Is there agreement that we need to clarify what the architectural requirements are for those features?
Thanks for writing all this up, Brent
I wanted to respond to a few points:
If one copies the PostgreSQL data directory, OIDs are stable.
Sure. But to safely make a filesystem-level backup you’d need to take the DB offline, right? I wouldn’t want us to recommend that sort of backup process to any of our users. Or maybe I’m missing something?
we do a lot more renaming than importing and exporting via SQL
I think this is yet to-be determined. We do a lot of renaming because we’re currently hammering on the product and all its features. But I expect that many of our users will go years without a single DDL operation. But almost everyone needs regular backups of some kind (even if they don’t know it). For my CiviCRM clients, I customarily set up hourly backups. Granted, what matters most for the purpose of this discussion is a full backup-restore cycle which happens much less frequently than a mere backup. But I’ve had numerous occasions in my experience when I’ve needed to restore a backup – most often targeted at a separate staging DB for manual inspection, but also once to an actual live DB, sacrificing some live data made shortly after the backup. For comparison CiviCRM upgrades frequently include schema migrations, but those migrations rarely include rename operations. “Stand-alone” Mathesar use-cases would certainly have more frequent renaming though.
Everyone’s use-case will be different, but the above two points are just to say: I equate pg_dump with “backup stability”, and I place its importance on par with “rename stability”.
I’m ready to accept the OID approach, especially since it’s a currently lighter lift than using names.
But I do think it’s worth briefly entertaining the thought experiment of “what would we do if we wanted to use names?” Here’s what I might do:
When the service layer receives a request to rename a schema, table, or column, it propagates that rename operation into to all metadata as needed.
Other than that, we don’t do anything special.
This approach has plenty of drawbacks vs OIDs (and I’ve expounded on some possible mitigation strategies below)
If renaming is done outside Mathesar, metadata will be left dangling.
We could expose an API and/or command line utility to propagate renames into Mathesar’s metadata. This might be sufficient for most cases.
If metadata is stored in a separate database, the renaming cannot be atomic.
We could consider moving metadata into a schema within the user database.

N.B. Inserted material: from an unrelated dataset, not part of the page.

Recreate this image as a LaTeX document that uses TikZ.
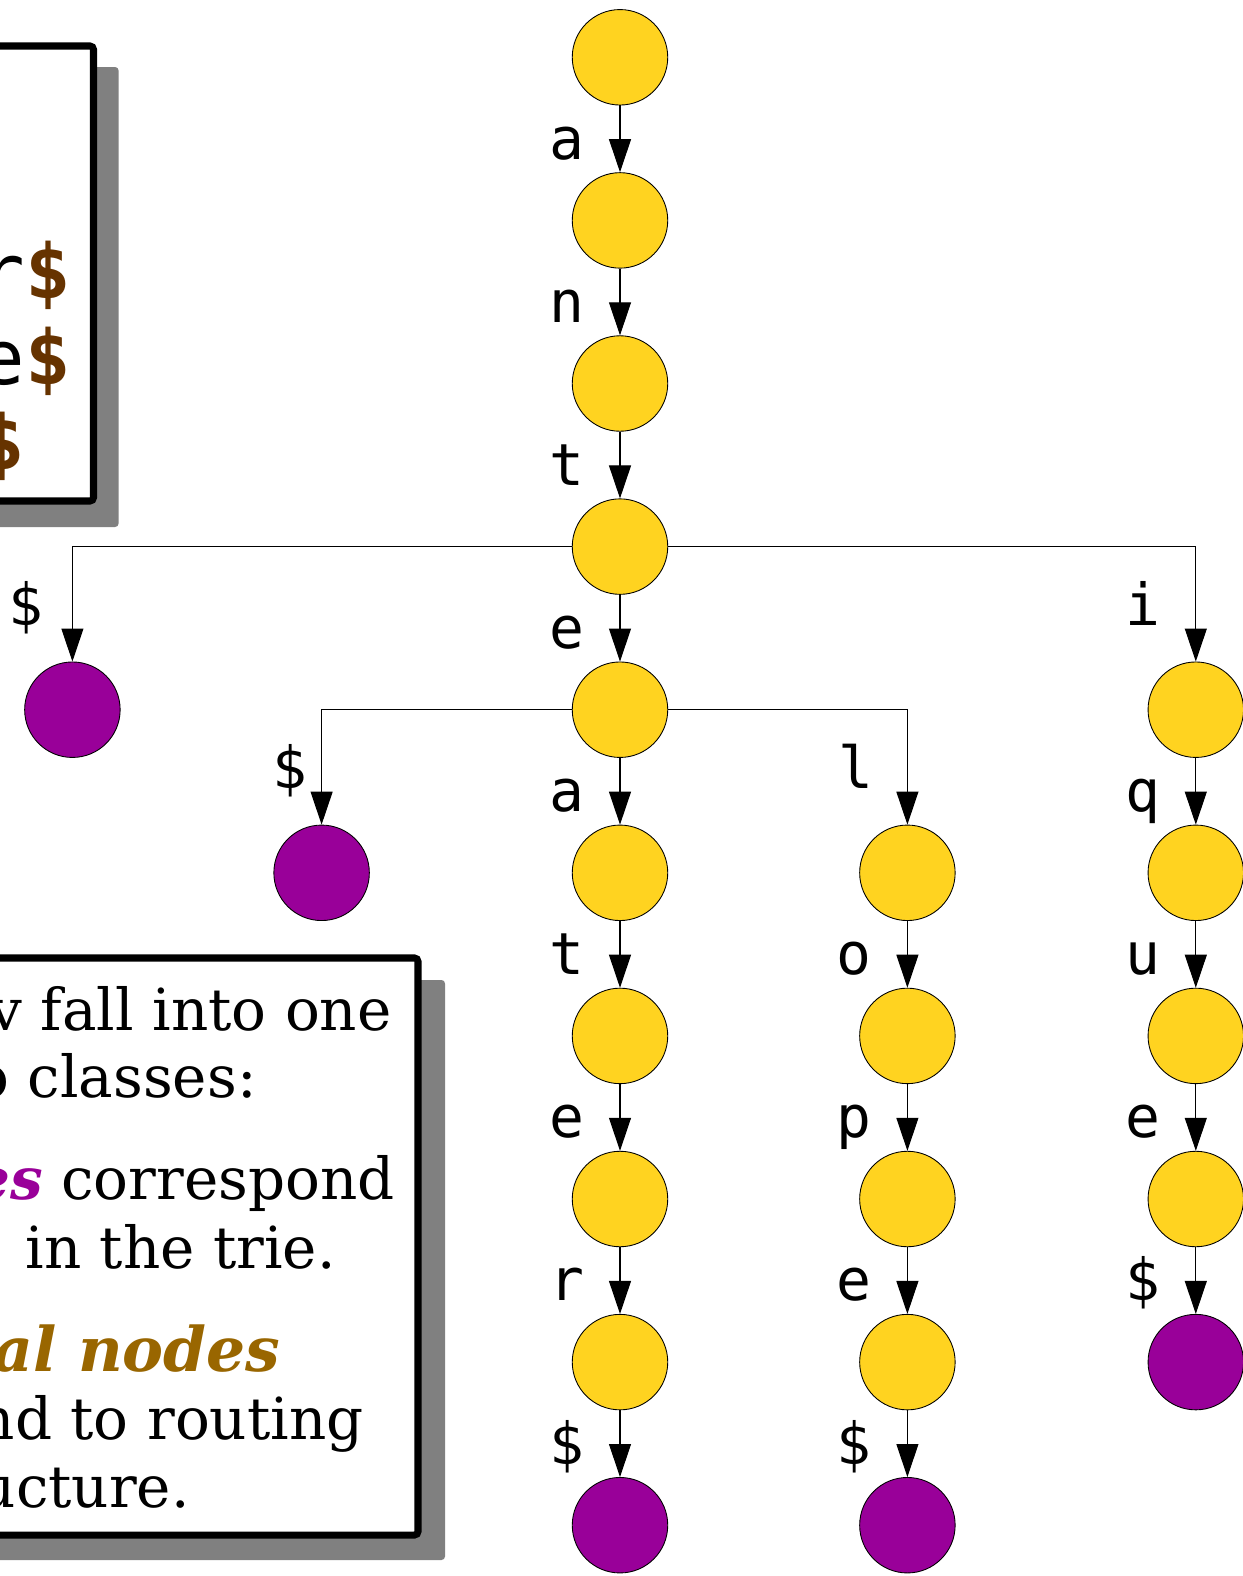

Externally bookmarked URLs containing schema names or table names would break after renaming.
We could also maintain a table of redirects for schemas and tables. This would never be perfect because situations like two table swapping names would not work, but it would still cover most cases. I’m not sure how big of a problem this would actually be though, even if we did nothing.
When user A performs a rename operation, some client-side operations might break for user B without a full page refresh.

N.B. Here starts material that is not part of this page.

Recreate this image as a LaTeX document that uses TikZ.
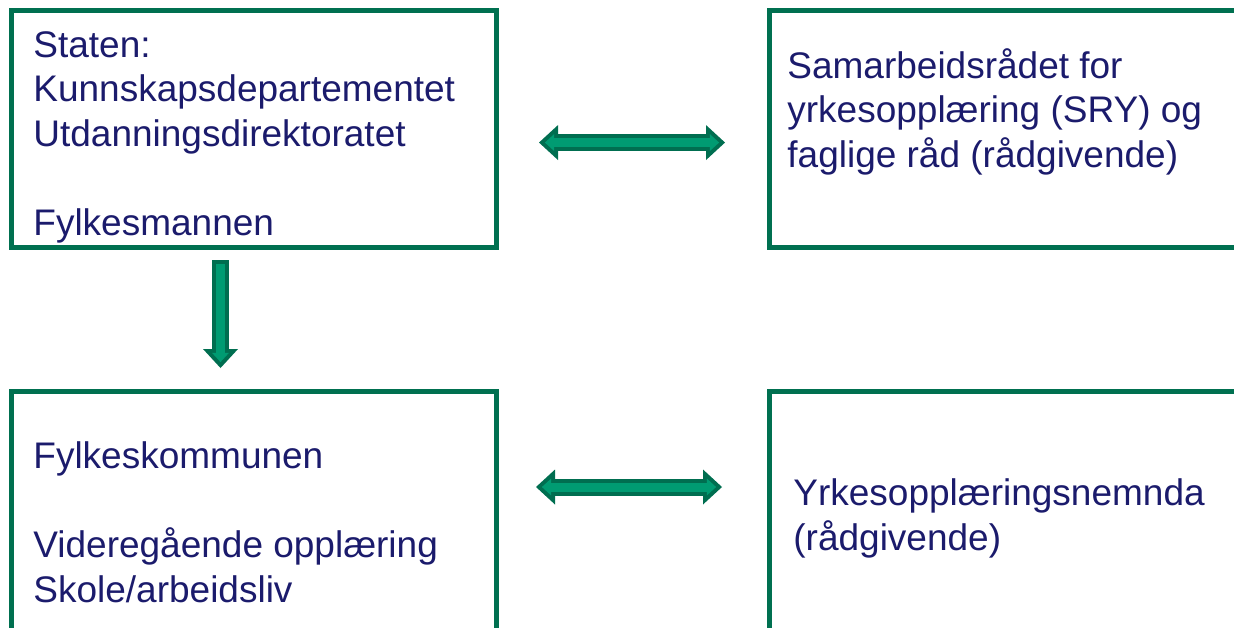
\documentclass[tikz,border=0pt]{standalone}
\usepackage{fontspec}
\setmainfont{Liberation Sans}
\usepackage{tikz}
\usetikzlibrary{arrows.meta,positioning}
\definecolor{boxgreen}{RGB}{0,112,80}
\definecolor{arrowline}{RGB}{0,110,80}
\definecolor{arrowfill}{RGB}{0,155,114}
\definecolor{navytext}{RGB}{27,27,108}
\begin{document}
\begin{tikzpicture}[x=0.5pt,y=-0.5pt,
        box/.style={
          draw=boxgreen,line width=2.5pt,inner sep=0pt
        },
        txt/.style={
          anchor=base west,inner sep=0pt,align=left,text=navytext,
          font=\fontsize{18.5}{22.25}\selectfont
        },
        outerhead/.tip={Triangle[length=9.5pt,width=17.5pt,line width=0pt]},
        innerhead/.tip={Triangle[length=4.6pt,width=8.4pt,line width=0pt]},
        blockarrow/.style={
          draw=arrowline,line width=8.5pt,
          postaction={draw=arrowfill,line width=4.5pt,#1}
        }
      ]
      \useasboundingbox (0,0) rectangle (1234,627);
      \node [box,minimum width=242.5pt,minimum height=118.75pt] (stat) at (254,128.75) {};
      \node [box,minimum width=265.5pt,minimum height=118.75pt] (sry) at (1034.5,128.75) {};
      \node [box,minimum width=242.5pt,minimum height=154.5pt] (fylk) at (254,545.5) {};
      \node [box,minimum width=265.5pt,minimum height=154.5pt] (ysn) at (1034.5,545.5) {};
      % base anchor sits on the last line
      \node [txt] (stattxt) at (33,235) {Staten:\\Kunnskapsdepartementet\\Utdanningsdirektoratet\\ \mbox{}\\Fylkesmannen};
      \node [txt] (srytxt) at (787,167) {Samarbeidsrådet for\\yrkesopplæring (SRY) og\\faglige råd (rådgivende)};
      \node [txt] (fylktxt) at (33,602) {Fylkeskommunen\\ \mbox{}\\Videregående opplæring\\Skole/arbeidsliv};
      \node [txt] (ysntxt) at (793,550) {Yrkesopplæringsnemnda\\(rådgivende)};
      \draw [blockarrow={innerhead-innerhead,shorten <=22.95pt,shorten >=23.7pt},
        outerhead-outerhead,shorten <=20pt,shorten >=20.75pt]
        ([yshift=-6.9pt]stat.east) -- ([yshift=-6.9pt]sry.west);
      \draw [blockarrow={innerhead-innerhead,shorten <=21.45pt,shorten >=25.2pt},
        outerhead-outerhead,shorten <=18.5pt,shorten >=22.25pt]
        ([yshift=29.25pt]fylk.east) -- ([yshift=29.25pt]ysn.west);
      \draw [blockarrow={-innerhead,shorten <=7pt,shorten >=13.2pt},
        -outerhead,shorten <=5pt,shorten >=10.25pt]
        ([xshift=-16.75pt]stat.south) -- ([xshift=-16.75pt]fylk.north);
    \end{tikzpicture}
\end{document}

We already have this problem with other DDL operations, but using names would make the problem more common. If we eventually implement a realtime API, then this would be much less of a concern.
As Brent points out, some introspection queries might be a tiny bit slower when run using names due to joining on name columns which are not indexed.
I’m doubtful the performance concerns here would be significant, but we could do some testing to see.
Overall:
To me, the names approach seems simpler than the OIDs approach.
My biggest concern OIDs with OIDs is that I would really like to someday be able to use Mathesar with SQLite. This is a larger conversation, but for the stand-alone use case, I think SQLite has some major advantages over Postgres. Closing the door so tightly on that future would feel sad to me.
But I totally see the value in OIDs too! Personally I see advantages and disadvantages in both directions and I’m a bit torn.
The fact that Brent has such a strong opinion in favor of OIDs is very compelling, and so I’m on board with OIDs.
I just wanted to lay out the above thoughts about names to help us consider all the angles with such a far-reaching decision.
Is there agreement that we need to clarify what the architectural requirements are for those features?No, this seems like premature optimization to me. We can't predict all the features we need to build, and if we make detailed plans for all sorts of features now, it will make us less flexible later.
I do agree that we should have a clear understanding of the impact of any refactors, but this shouldn't be related to a whole list of specific features since those are not set in stone.
I'm nervous about not having a synchronised vision for what the groundwork is for.